━━━━━ Collected material

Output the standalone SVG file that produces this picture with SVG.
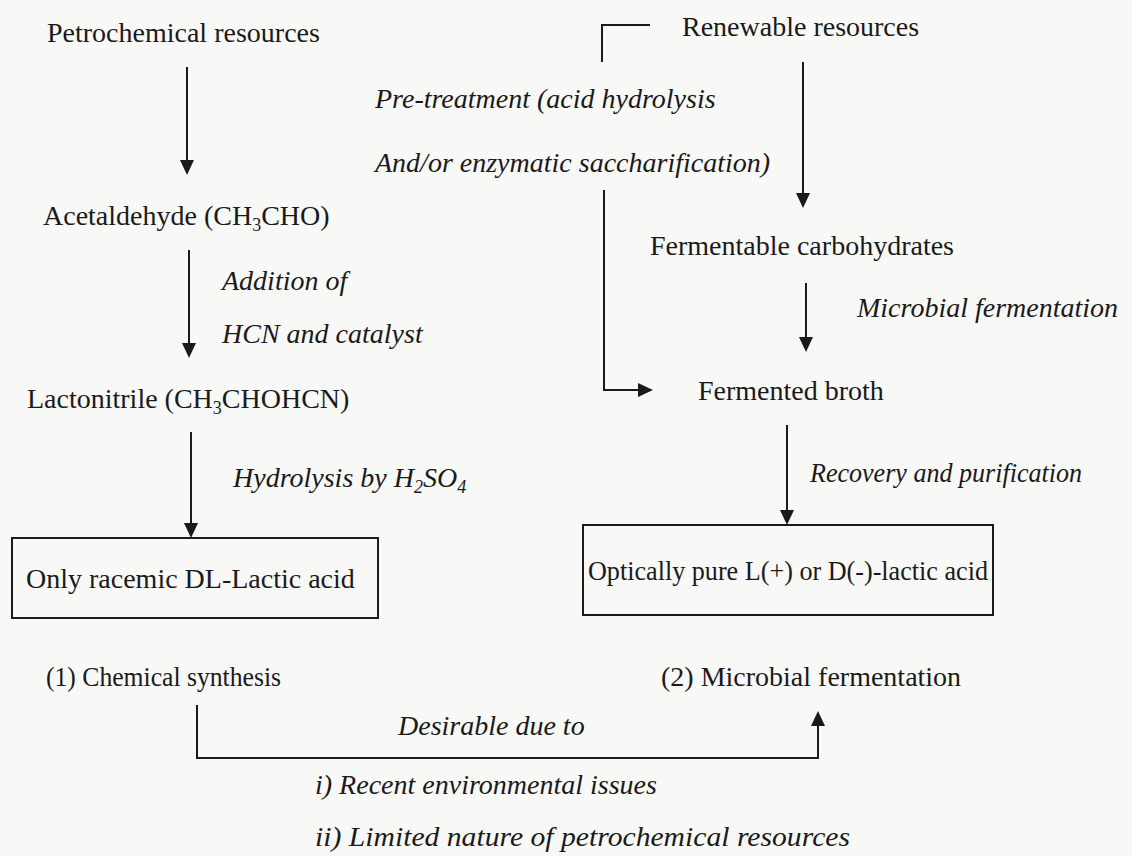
<svg xmlns="http://www.w3.org/2000/svg" width="1132" height="856" viewBox="0 0 1132 856">
<style>
.t{font-family:"Liberation Serif","Times New Roman",serif;font-size:28px;fill:#1a1a1a}
.i{font-style:italic}
.sub{font-size:18px}
.ln{fill:none;stroke:#1a1a1a;stroke-width:2}
.bx{fill:none;stroke:#1a1a1a;stroke-width:2}
</style>
<defs>
<marker id="ah" markerWidth="16" markerHeight="14" refX="11" refY="7" orient="auto" markerUnits="userSpaceOnUse">
<path d="M0,0 L15,7 L0,14 z" fill="#1a1a1a"/>
</marker>
</defs>
<rect width="1132" height="856" fill="#f8f8f6"/>

<g id="petro"><text class="t" x="47" y="42">Petrochemical resources</text></g>
<g id="acetaldehyde"><text class="t" x="43" y="225">Acetaldehyde (CH<tspan class="sub" dy="6">3</tspan><tspan dy="-6">CHO)</tspan></text></g>
<g id="lactonitrile"><text class="t" x="27" y="408">Lactonitrile (CH<tspan class="sub" dy="6">3</tspan><tspan dy="-6">CHOHCN)</tspan></text></g>
<g id="racemic">
<rect class="bx" x="12" y="538" width="366" height="80"/>
<text class="t" x="26" y="588">Only racemic DL-Lactic acid</text>
</g>
<g id="chem-label"><text class="t" x="46" y="686" font-size="26" textLength="235" lengthAdjust="spacingAndGlyphs">(1) Chemical synthesis</text></g>

<g id="renewable"><text class="t" x="682" y="36">Renewable resources</text></g>
<g id="carbohydrates"><text class="t" x="650" y="255">Fermentable carbohydrates</text></g>
<g id="broth"><text class="t" x="698" y="400">Fermented broth</text></g>
<g id="optically">
<rect class="bx" x="583" y="525" width="410" height="90"/>
<text class="t" x="588" y="580" font-size="26.5" textLength="400" lengthAdjust="spacingAndGlyphs">Optically pure L(+) or D(-)-lactic acid</text>
</g>
<g id="micro-label"><text class="t" x="661" y="686">(2) Microbial fermentation</text></g>

<g id="connectors">
<path class="ln" d="M187,67 V171" marker-end="url(#ah)"/>
<path class="ln" d="M189,250 V354" marker-end="url(#ah)"/>
<path class="ln" d="M191,432 V534" marker-end="url(#ah)"/>
<path class="ln" d="M803,62 V204" marker-end="url(#ah)"/>
<path class="ln" d="M806,283 V348" marker-end="url(#ah)"/>
<path class="ln" d="M787,425 V521" marker-end="url(#ah)"/>
<path class="ln" d="M602,62 V25 H650"/>
<path class="ln" d="M604,190 V390 H649" marker-end="url(#ah)"/>
<path class="ln" d="M197,705 V758 H818 V715" marker-end="url(#ah)"/>
</g>

<g id="labels">
<text class="t i" x="222" y="290">Addition of</text>
<text class="t i" x="222" y="343">HCN and catalyst</text>
<text class="t i" x="233" y="487">Hydrolysis by H<tspan class="sub" dy="6">2</tspan><tspan dy="-6">SO</tspan><tspan class="sub" dy="6">4</tspan></text>
<text class="t i" x="375" y="108">Pre-treatment (acid hydrolysis</text>
<text class="t i" x="375" y="172">And/or enzymatic saccharification)</text>
<text class="t i" x="857" y="317">Microbial fermentation</text>
<text class="t i" x="810" y="482" font-size="26.5" textLength="272" lengthAdjust="spacingAndGlyphs">Recovery and purification</text>
<text class="t i" x="398" y="735">Desirable due to</text>
<text class="t i" x="315" y="794">i) Recent environmental issues</text>
<text class="t i" x="315" y="846" textLength="535" lengthAdjust="spacingAndGlyphs">ii) Limited nature of petrochemical resources</text>
</g>
</svg>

━━━━━━━━━━

• **Problem**: Every line above should be repeated exactly; pictures stay out of the copy.

• **Result below**:
Output the standalone SVG file that produces this picture with SVG.
<svg xmlns="http://www.w3.org/2000/svg" width="1132" height="856" viewBox="0 0 1132 856">
<style>
.t{font-family:"Liberation Serif","Times New Roman",serif;font-size:28px;fill:#1a1a1a}
.i{font-style:italic}
.sub{font-size:18px}
.ln{fill:none;stroke:#1a1a1a;stroke-width:2}
.bx{fill:none;stroke:#1a1a1a;stroke-width:2}
</style>
<defs>
<marker id="ah" markerWidth="16" markerHeight="14" refX="11" refY="7" orient="auto" markerUnits="userSpaceOnUse">
<path d="M0,0 L15,7 L0,14 z" fill="#1a1a1a"/>
</marker>
</defs>
<rect width="1132" height="856" fill="#f8f8f6"/>

<g id="petro"><text class="t" x="47" y="42">Petrochemical resources</text></g>
<g id="acetaldehyde"><text class="t" x="43" y="225">Acetaldehyde (CH<tspan class="sub" dy="6">3</tspan><tspan dy="-6">CHO)</tspan></text></g>
<g id="lactonitrile"><text class="t" x="27" y="408">Lactonitrile (CH<tspan class="sub" dy="6">3</tspan><tspan dy="-6">CHOHCN)</tspan></text></g>
<g id="racemic">
<rect class="bx" x="12" y="538" width="366" height="80"/>
<text class="t" x="26" y="588">Only racemic DL-Lactic acid</text>
</g>
<g id="chem-label"><text class="t" x="46" y="686" font-size="26" textLength="235" lengthAdjust="spacingAndGlyphs">(1) Chemical synthesis</text></g>

<g id="renewable"><text class="t" x="682" y="36">Renewable resources</text></g>
<g id="carbohydrates"><text class="t" x="650" y="255">Fermentable carbohydrates</text></g>
<g id="broth"><text class="t" x="698" y="400">Fermented broth</text></g>
<g id="optically">
<rect class="bx" x="583" y="525" width="410" height="90"/>
<text class="t" x="588" y="580" font-size="26.5" textLength="400" lengthAdjust="spacingAndGlyphs">Optically pure L(+) or D(-)-lactic acid</text>
</g>
<g id="micro-label"><text class="t" x="661" y="686">(2) Microbial fermentation</text></g>

<g id="connectors">
<path class="ln" d="M187,67 V171" marker-end="url(#ah)"/>
<path class="ln" d="M189,250 V354" marker-end="url(#ah)"/>
<path class="ln" d="M191,432 V534" marker-end="url(#ah)"/>
<path class="ln" d="M803,62 V204" marker-end="url(#ah)"/>
<path class="ln" d="M806,283 V348" marker-end="url(#ah)"/>
<path class="ln" d="M787,425 V521" marker-end="url(#ah)"/>
<path class="ln" d="M602,62 V25 H650"/>
<path class="ln" d="M604,190 V390 H649" marker-end="url(#ah)"/>
<path class="ln" d="M197,705 V758 H818 V715" marker-end="url(#ah)"/>
</g>

<g id="labels">
<text class="t i" x="222" y="290">Addition of</text>
<text class="t i" x="222" y="343">HCN and catalyst</text>
<text class="t i" x="233" y="487">Hydrolysis by H<tspan class="sub" dy="6">2</tspan><tspan dy="-6">SO</tspan><tspan class="sub" dy="6">4</tspan></text>
<text class="t i" x="375" y="108">Pre-treatment (acid hydrolysis</text>
<text class="t i" x="375" y="172">And/or enzymatic saccharification)</text>
<text class="t i" x="857" y="317">Microbial fermentation</text>
<text class="t i" x="810" y="482" font-size="26.5" textLength="272" lengthAdjust="spacingAndGlyphs">Recovery and purification</text>
<text class="t i" x="398" y="735">Desirable due to</text>
<text class="t i" x="315" y="794">i) Recent environmental issues</text>
<text class="t i" x="315" y="846" textLength="535" lengthAdjust="spacingAndGlyphs">ii) Limited nature of petrochemical resources</text>
</g>
</svg>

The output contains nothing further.